/---

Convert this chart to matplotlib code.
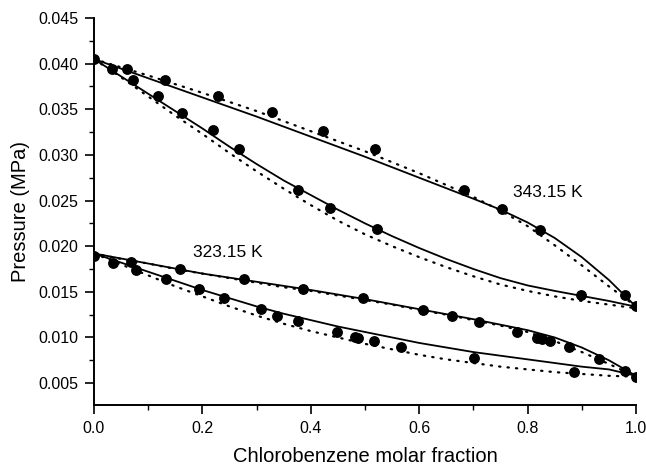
import matplotlib
matplotlib.use("Agg")
import matplotlib.pyplot as plt
from matplotlib.ticker import MultipleLocator, FormatStrFormatter

plt.rcParams['font.family'] = ['Liberation Sans', 'DejaVu Sans']

# Experimental P-x-y data (MPa)
x_343_liq = [0.0, 0.060, 0.131, 0.228, 0.329, 0.423, 0.518, 0.682, 0.752, 0.822, 0.980, 1.0]
p_343_liq = [0.0405, 0.0394, 0.0382, 0.0365, 0.0347, 0.0326, 0.0306, 0.0262, 0.0241, 0.0218, 0.0146, 0.0134]
x_343_vap = [0.033, 0.072, 0.118, 0.162, 0.220, 0.268, 0.376, 0.435, 0.523, 0.898]
p_343_vap = [0.0394, 0.0382, 0.0365, 0.0346, 0.0327, 0.0307, 0.0262, 0.0242, 0.0219, 0.0146]

x_323_liq = [0.0, 0.069, 0.159, 0.276, 0.385, 0.496, 0.607, 0.660, 0.710, 0.781, 0.817, 0.826,
             0.841, 0.876, 0.932, 0.980, 1.0]
p_323_liq = [0.0189, 0.0183, 0.0175, 0.0164, 0.0153, 0.0143, 0.0130, 0.0124, 0.0117, 0.0106, 0.0099, 0.0098,
             0.0096, 0.0089, 0.0076, 0.0063, 0.0057]
x_323_vap = [0.035, 0.078, 0.132, 0.193, 0.240, 0.309, 0.337, 0.377, 0.448, 0.481, 0.487, 0.516,
             0.567, 0.701, 0.886]
p_323_vap = [0.0182, 0.0174, 0.0164, 0.0153, 0.0143, 0.0131, 0.0124, 0.0118, 0.0106, 0.0100, 0.0099, 0.0096,
             0.0089, 0.0077, 0.0062]

# Model curves on a common composition grid
x_grid = [0.0, 0.05, 0.1, 0.15, 0.2, 0.25, 0.3, 0.35, 0.4, 0.45, 0.5,
          0.55, 0.6, 0.65, 0.7, 0.75, 0.8, 0.85, 0.9, 0.95, 1.0]

# 343.15 K
solid_343_bub = [0.0405, 0.03945, 0.0384, 0.03735, 0.0363, 0.03525, 0.0342, 0.0331, 0.0320, 0.0309, 0.0298,
                 0.02865, 0.0275, 0.02635, 0.0252, 0.0240, 0.0226, 0.0209, 0.0188, 0.0163, 0.01337]
dot_343_bub = [0.0405, 0.0396, 0.0387, 0.03775, 0.0368, 0.0358, 0.0348, 0.0337, 0.0326, 0.0315, 0.0304,
               0.0292, 0.0280, 0.0267, 0.0254, 0.0239, 0.0222, 0.0201, 0.0179, 0.0156, 0.0134]
solid_343_dew = [0.0405, 0.0386, 0.0367, 0.0348, 0.0329, 0.0309, 0.0290, 0.0272, 0.0256, 0.0240, 0.0225,
                 0.0211, 0.0198, 0.0186, 0.0175, 0.0165, 0.0157, 0.0151, 0.01455, 0.0140, 0.01337]
dot_343_dew = [0.0405, 0.0385, 0.0364, 0.0343, 0.0323, 0.0302, 0.0282, 0.0263, 0.0245, 0.0228, 0.0213,
               0.0200, 0.0188, 0.0177, 0.0167, 0.0158, 0.0151, 0.0145, 0.0140, 0.0136, 0.0132]

# 323.15 K
solid_323_bub = [0.0192, 0.01865, 0.0181, 0.01755, 0.0170, 0.01655, 0.0161, 0.01565, 0.0152, 0.0147, 0.0142,
                 0.01365, 0.0131, 0.01255, 0.0120, 0.0114, 0.0108, 0.0100, 0.0089, 0.0075, 0.0058]
dot_323_bub = [0.0192, 0.0186, 0.0181, 0.0175, 0.0170, 0.0165, 0.0160, 0.0155, 0.0151, 0.0146, 0.0141,
               0.0136, 0.0130, 0.0125, 0.0119, 0.0113, 0.0106, 0.0096, 0.0084, 0.0071, 0.0057]
solid_323_dew = [0.0192, 0.0182, 0.0172, 0.0162, 0.0152, 0.0143, 0.0134, 0.0126, 0.0119, 0.0112, 0.0106,
                 0.0100, 0.0094, 0.0089, 0.0084, 0.0080, 0.0076, 0.0072, 0.0068, 0.0065, 0.0058]
dot_323_dew = [0.0192, 0.0180, 0.0168, 0.0156, 0.0145, 0.0134, 0.0124, 0.0115, 0.0107, 0.0100, 0.0093,
               0.0087, 0.0081, 0.0076, 0.0072, 0.0068, 0.0065, 0.0062, 0.0060, 0.0058, 0.0057]

labels = ["343.15 K", "323.15 K"]

fig = plt.figure(figsize=(6.46, 4.70), dpi=100)
ax = fig.add_axes([0.1455, 0.1383, 0.839, 0.8234])

solid_kw = dict(color='black', lw=1.3, solid_capstyle='round', solid_joinstyle='round', zorder=2)
dot_kw = dict(color='black', lw=1.6, linestyle=(0, (0.6, 3.2)), dash_capstyle='round', zorder=2)

for curve in (solid_343_bub, solid_343_dew, solid_323_bub, solid_323_dew):
    ax.plot(x_grid, curve, **solid_kw)
for curve in (dot_343_bub, dot_343_dew, dot_323_bub, dot_323_dew):
    ax.plot(x_grid, curve, **dot_kw)

mk = dict(linestyle='none', marker='o', ms=6.8, color='black', zorder=3)
ax.plot(x_343_liq, p_343_liq, **mk)
ax.plot(x_343_vap, p_343_vap, **mk)
ax.plot(x_323_liq, p_323_liq, **mk)
ax.plot(x_323_vap, p_323_vap, **mk)

ax.text(0.773, 0.02584, labels[0], fontsize=12.5, va='center', ha='left')
ax.text(0.182, 0.01929, labels[1], fontsize=12.5, va='center', ha='left')

ax.set_xlim(0.0, 1.0)
ax.set_ylim(0.0026, 0.045)
ax.xaxis.set_major_locator(MultipleLocator(0.2))
ax.xaxis.set_minor_locator(MultipleLocator(0.1))
ax.yaxis.set_major_locator(MultipleLocator(0.005))
ax.yaxis.set_minor_locator(MultipleLocator(0.0025))
ax.xaxis.set_major_formatter(FormatStrFormatter('%.1f'))
ax.yaxis.set_major_formatter(FormatStrFormatter('%.3f'))

for side in ('top', 'right'):
    ax.spines[side].set_visible(False)
for side in ('left', 'bottom'):
    ax.spines[side].set_linewidth(1.4)

ax.tick_params(which='major', direction='out', length=6.5, width=1.2, labelsize=11.5, pad=5)
ax.tick_params(which='minor', direction='out', length=3.5, width=1.0)

ax.set_xlabel("Chlorobenzene molar fraction", fontsize=14.5, labelpad=8)
ax.set_ylabel("Pressure (MPa)", fontsize=14.5, labelpad=6)

fig.savefig("out.png", dpi=100)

\---

Problem to solve - Reproduce exactly the run of lines that opens the listing and closes with the line holding "0.55, 0.6, 0.65, 0.7, 0.75, 0.8, 0.85, 0.9, 0.95, 1.0]". Pictures are excluded.

Reply -
Convert this chart to matplotlib code.
import matplotlib
matplotlib.use("Agg")
import matplotlib.pyplot as plt
from matplotlib.ticker import MultipleLocator, FormatStrFormatter

plt.rcParams['font.family'] = ['Liberation Sans', 'DejaVu Sans']

# Experimental P-x-y data (MPa)
x_343_liq = [0.0, 0.060, 0.131, 0.228, 0.329, 0.423, 0.518, 0.682, 0.752, 0.822, 0.980, 1.0]
p_343_liq = [0.0405, 0.0394, 0.0382, 0.0365, 0.0347, 0.0326, 0.0306, 0.0262, 0.0241, 0.0218, 0.0146, 0.0134]
x_343_vap = [0.033, 0.072, 0.118, 0.162, 0.220, 0.268, 0.376, 0.435, 0.523, 0.898]
p_343_vap = [0.0394, 0.0382, 0.0365, 0.0346, 0.0327, 0.0307, 0.0262, 0.0242, 0.0219, 0.0146]

x_323_liq = [0.0, 0.069, 0.159, 0.276, 0.385, 0.496, 0.607, 0.660, 0.710, 0.781, 0.817, 0.826,
             0.841, 0.876, 0.932, 0.980, 1.0]
p_323_liq = [0.0189, 0.0183, 0.0175, 0.0164, 0.0153, 0.0143, 0.0130, 0.0124, 0.0117, 0.0106, 0.0099, 0.0098,
             0.0096, 0.0089, 0.0076, 0.0063, 0.0057]
x_323_vap = [0.035, 0.078, 0.132, 0.193, 0.240, 0.309, 0.337, 0.377, 0.448, 0.481, 0.487, 0.516,
             0.567, 0.701, 0.886]
p_323_vap = [0.0182, 0.0174, 0.0164, 0.0153, 0.0143, 0.0131, 0.0124, 0.0118, 0.0106, 0.0100, 0.0099, 0.0096,
             0.0089, 0.0077, 0.0062]

# Model curves on a common composition grid
x_grid = [0.0, 0.05, 0.1, 0.15, 0.2, 0.25, 0.3, 0.35, 0.4, 0.45, 0.5,
          0.55, 0.6, 0.65, 0.7, 0.75, 0.8, 0.85, 0.9, 0.95, 1.0]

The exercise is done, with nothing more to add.